Massimo Ambrosini, successor to Paolo Maldini as captain of the Rossoneri, is the perfect example of why the armband should not go to a player just because he has been at the club the longest, which is often the case in Italy. He never picked out a forward pass and scarcely made a tackle, something he is supposedly renowned for. Gennaro Gattuso must be baffled as to why he continues to be overlooked. The Milan full-backs, who both like to get forward, failed to provide from wide areas and offered no protection to their colleagues at the back; Ignazio Abate showed how inexperienced and overrated he is and Marek Jankulovski looked over the hill.

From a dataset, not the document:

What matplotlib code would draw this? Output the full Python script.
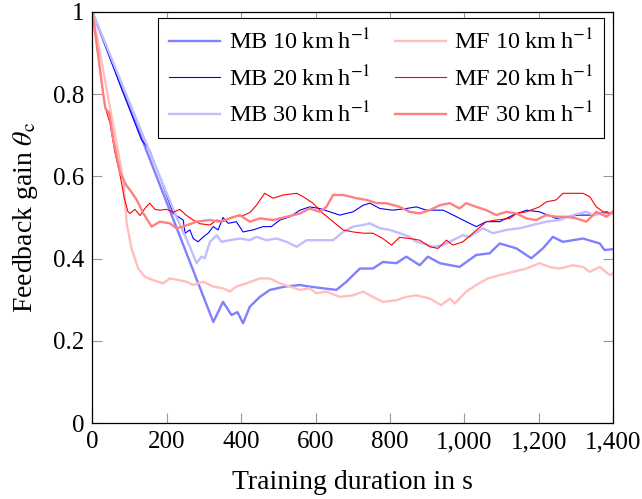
import matplotlib
matplotlib.use("Agg")
import matplotlib.pyplot as plt
from matplotlib.ticker import FuncFormatter

plt.rcParams['font.family'] = ['Liberation Serif', 'DejaVu Serif']
plt.rcParams['mathtext.fontset'] = 'stix'

# MB 10 km/h
mb10_x = [0, 325, 351, 374, 390, 405, 423, 450, 477, 517, 558, 584, 620, 656, 683, 719, 754, 781,
          817, 844, 880, 902, 934, 987, 1032, 1068, 1095, 1140, 1180, 1211, 1238, 1265, 1319, 1364,
          1377, 1399]
mb10_y = [1.0, 0.246, 0.295, 0.263, 0.27, 0.243, 0.283, 0.307, 0.324, 0.332, 0.336, 0.332, 0.328,
          0.324, 0.344, 0.376, 0.376, 0.392, 0.389, 0.405, 0.384, 0.405, 0.389, 0.380, 0.409, 0.413,
          0.437, 0.425, 0.401, 0.425, 0.453, 0.441, 0.449, 0.437, 0.421, 0.423]

# MB 20 km/h
mb20_x = [0, 78, 132, 154, 186, 217, 244, 249, 262, 271, 284, 298, 311, 325, 338, 351, 365, 387,
          405, 432, 459, 481, 504, 531, 558, 584, 611, 638, 665, 701, 728, 746, 773, 808, 844, 871,
          898, 943, 979, 1005, 1032, 1059, 1095, 1131, 1167, 1202, 1247, 1274, 1310, 1346, 1382, 1399]
mb20_y = [1.0, 0.814, 0.689, 0.664, 0.587, 0.510, 0.494, 0.462, 0.470, 0.449, 0.441, 0.453, 0.462,
          0.478, 0.470, 0.500, 0.486, 0.490, 0.465, 0.470, 0.478, 0.478, 0.494, 0.502, 0.518, 0.526,
          0.522, 0.514, 0.506, 0.514, 0.530, 0.535, 0.522, 0.518, 0.522, 0.526, 0.518, 0.518, 0.502,
          0.490, 0.478, 0.490, 0.490, 0.506, 0.518, 0.514, 0.498, 0.502, 0.506, 0.506, 0.514, 0.510]

# MB 30 km/h
mb30_x = [0, 222, 262, 280, 293, 302, 316, 334, 347, 369, 396, 423, 441, 468, 495, 522, 549, 576,
          611, 647, 674, 701, 728, 746, 773, 799, 826, 853, 871, 889, 916, 943, 969, 996, 1014, 1050,
          1077, 1113, 1149, 1184, 1220, 1256, 1292, 1328, 1346, 1373, 1399]
mb30_y = [1.0, 0.510, 0.429, 0.389, 0.405, 0.401, 0.441, 0.457, 0.441, 0.445, 0.449, 0.445, 0.453,
          0.445, 0.449, 0.441, 0.429, 0.445, 0.445, 0.445, 0.465, 0.478, 0.482, 0.486, 0.474, 0.470,
          0.462, 0.453, 0.441, 0.437, 0.429, 0.433, 0.445, 0.457, 0.453, 0.474, 0.462, 0.470, 0.474,
          0.482, 0.490, 0.494, 0.506, 0.514, 0.506, 0.510, 0.510]

# MF 10 km/h
mf10_x = [0, 83, 92, 105, 123, 141, 163, 190, 208, 231, 253, 271, 298, 325, 351, 369, 387, 414,
          450, 477, 504, 531, 558, 584, 602, 629, 665, 701, 728, 754, 781, 817, 844, 871, 907, 938,
          961, 974, 1005, 1032, 1063, 1095, 1131, 1167, 1202, 1229, 1256, 1292, 1319, 1337, 1364,
          1391, 1399]
mf10_y = [1.0, 0.591, 0.486, 0.425, 0.376, 0.356, 0.348, 0.340, 0.352, 0.348, 0.344, 0.336, 0.344,
          0.332, 0.328, 0.320, 0.332, 0.340, 0.352, 0.352, 0.340, 0.332, 0.324, 0.328, 0.316, 0.320,
          0.307, 0.311, 0.320, 0.307, 0.295, 0.299, 0.307, 0.311, 0.303, 0.287, 0.303, 0.291, 0.320,
          0.336, 0.352, 0.360, 0.368, 0.376, 0.389, 0.380, 0.376, 0.384, 0.380, 0.368, 0.380, 0.360,
          0.364]

# MF 20 km/h
mf20_x = [0, 20, 34, 47, 60, 75, 85, 95, 101, 114, 128, 141, 154, 168, 181, 199, 217, 235, 253,
          271, 289, 316, 334, 351, 378, 405, 423, 441, 463, 486, 513, 549, 566, 593, 620, 647, 674,
          701, 728, 754, 781, 804, 826, 853, 880, 907, 929, 952, 969, 996, 1023, 1059, 1086, 1122,
          1140, 1167, 1202, 1220, 1247, 1265, 1292, 1319, 1337, 1355, 1373, 1391, 1399]
mf20_y = [1.0, 0.86, 0.77, 0.73, 0.66, 0.60, 0.55, 0.515, 0.51, 0.52, 0.505, 0.522, 0.535, 0.52,
          0.518, 0.52, 0.513, 0.52, 0.505, 0.494, 0.485, 0.482, 0.494, 0.49, 0.502, 0.505, 0.512,
          0.53, 0.559, 0.547, 0.555, 0.559, 0.551, 0.535, 0.51, 0.49, 0.47, 0.465, 0.462, 0.462,
          0.449, 0.433, 0.452, 0.449, 0.445, 0.429, 0.425, 0.445, 0.433, 0.441, 0.462, 0.49, 0.494,
          0.498, 0.51, 0.514, 0.526, 0.538, 0.543, 0.559, 0.559, 0.559, 0.551, 0.526, 0.514, 0.51,
          0.514]

# MF 30 km/h
mf30_x = [0, 29, 35, 45, 56, 74, 90, 101, 119, 137, 159, 181, 208, 226, 244, 280, 316, 343, 369,
          396, 423, 450, 486, 522, 558, 584, 611, 629, 647, 674, 710, 737, 764, 790, 826, 853, 880,
          907, 934, 961, 987, 1005, 1032, 1059, 1086, 1113, 1140, 1167, 1193, 1220, 1247, 1274,
          1301, 1328, 1355, 1382, 1399]
mf30_y = [1.0, 0.80, 0.765, 0.755, 0.69, 0.61, 0.58, 0.567, 0.543, 0.510, 0.478, 0.490, 0.486,
          0.474, 0.478, 0.490, 0.494, 0.490, 0.498, 0.506, 0.490, 0.498, 0.494, 0.502, 0.510, 0.522,
          0.514, 0.526, 0.555, 0.555, 0.547, 0.543, 0.535, 0.535, 0.526, 0.514, 0.510, 0.518, 0.530,
          0.535, 0.522, 0.535, 0.526, 0.518, 0.506, 0.514, 0.510, 0.498, 0.494, 0.506, 0.502, 0.502,
          0.498, 0.490, 0.514, 0.502, 0.514]

fig = plt.figure(figsize=(6.42, 4.99), dpi=100)
ax = fig.add_axes([0.144, 0.152, 0.811, 0.824])

unit = '\u2009km\u2009h$^{-1}$'
thick = 1.7
thin = 0.8
ax.plot(mb10_x, mb10_y, color='#8080ff', lw=thick, label='MB 10' + unit)
ax.plot(mb20_x, mb20_y, color='#0000ff', lw=thin, label='MB 20' + unit)
ax.plot(mb30_x, mb30_y, color='#bfbfff', lw=thick, label='MB 30' + unit)
ax.plot(mf10_x, mf10_y, color='#ffbfbf', lw=thick, label='MF 10' + unit)
ax.plot(mf20_x, mf20_y, color='#ff0000', lw=thin, label='MF 20' + unit)
ax.plot(mf30_x, mf30_y, color='#ff8080', lw=thick, label='MF 30' + unit)

ax.set_xlim(0, 1400)
ax.set_ylim(0, 1)
ax.set_xticks(range(0, 1401, 200))
ax.set_yticks([0, 0.2, 0.4, 0.6, 0.8, 1])
ax.xaxis.set_major_formatter(FuncFormatter(lambda v, p: f"{int(v):,}"))
ax.yaxis.set_major_formatter(FuncFormatter(lambda v, p: "0" if v == 0 else ("1" if v == 1 else f"{v:.1f}")))
ax.tick_params(direction='in', length=7, width=0.8, color='#999999', labelsize=18,
               top=True, right=True, pad=6)
for s in ax.spines.values():
    s.set_linewidth(0.9)

ax.set_xlabel('Training duration in s', fontsize=20, labelpad=12)
ax.set_ylabel(r'Feedback gain $\theta_\mathrm{c}$', fontsize=20, labelpad=9)

leg = ax.legend(ncol=2, loc='upper right', bbox_to_anchor=(0.983, 0.985), fontsize=17.5,
                frameon=True, fancybox=False, edgecolor='black', framealpha=1,
                handlelength=2.1, handletextpad=0.35, columnspacing=1.0, labelspacing=0.45,
                borderpad=0.45, borderaxespad=0)
leg.get_frame().set_linewidth(0.8)

fig.savefig('out.png', dpi=100)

Ronaldinho barely figured in the game, whilst Marco Borriello displayed that he is equally useless out wide than as the main striker. Centre-forward Klaas-Jan Huntelaar continues to suffer from a lack of confidence and form, spurning a good chance early on due to a first touch that was so heavy you would have thought he was wearing concrete boots. Brazilian centre-half Thiago Silva didn’t have a glittering game either and neither did former Arsenal midfielder Mathieu Flamini. Goalkeeper Christian Abbiati only added to his eccentric reputation and his mania for fisting the ball.
Of the XI that started Andrea Pirlo probably had the best game, but much like substitute Clarence Seedorf he tried to force the play through the middle of the park, making it easy for Rio Ferdinand and Nemanja Vidic. Also off the bench came Pippo Inzaghi who contributed three offsides before missing a great chance to get a consolation for Milan near the end.
Nobody can doubt the contribution Leonardo has made to the club over a decade as player, scout, coach and manager, yet there is no doubt his tactics were atrocious and naive for a side coming into the second leg of a knockout competition needing to score goals. A thoroughly nice man who had an exemplary career on the pitch, aside from one moment of madness, but he is simply not motivating his players in big matches. There was nobody supporting Huntelaar from the centre of midfield. The overall performance has for me rang alarm bells over the largely ageing squad and youngsters that might look good in the academy but fail to translate that form into a high-profile match. The tempo was wrong for a side chasing the tie, almost casual and non-committed at times. The Italian style of play is going to have to adapt to other approaches if its players cannot perform properly.
This is not to take anything away from Manchester United who still had put the ball back in the net. Rooney’s continuing purple patch is splendid news for England fans with the World Cup getting sooner and sooner. They thoroughly deserved to make it to the quarter-finals and no team will want to draw last season’s beaten finalists.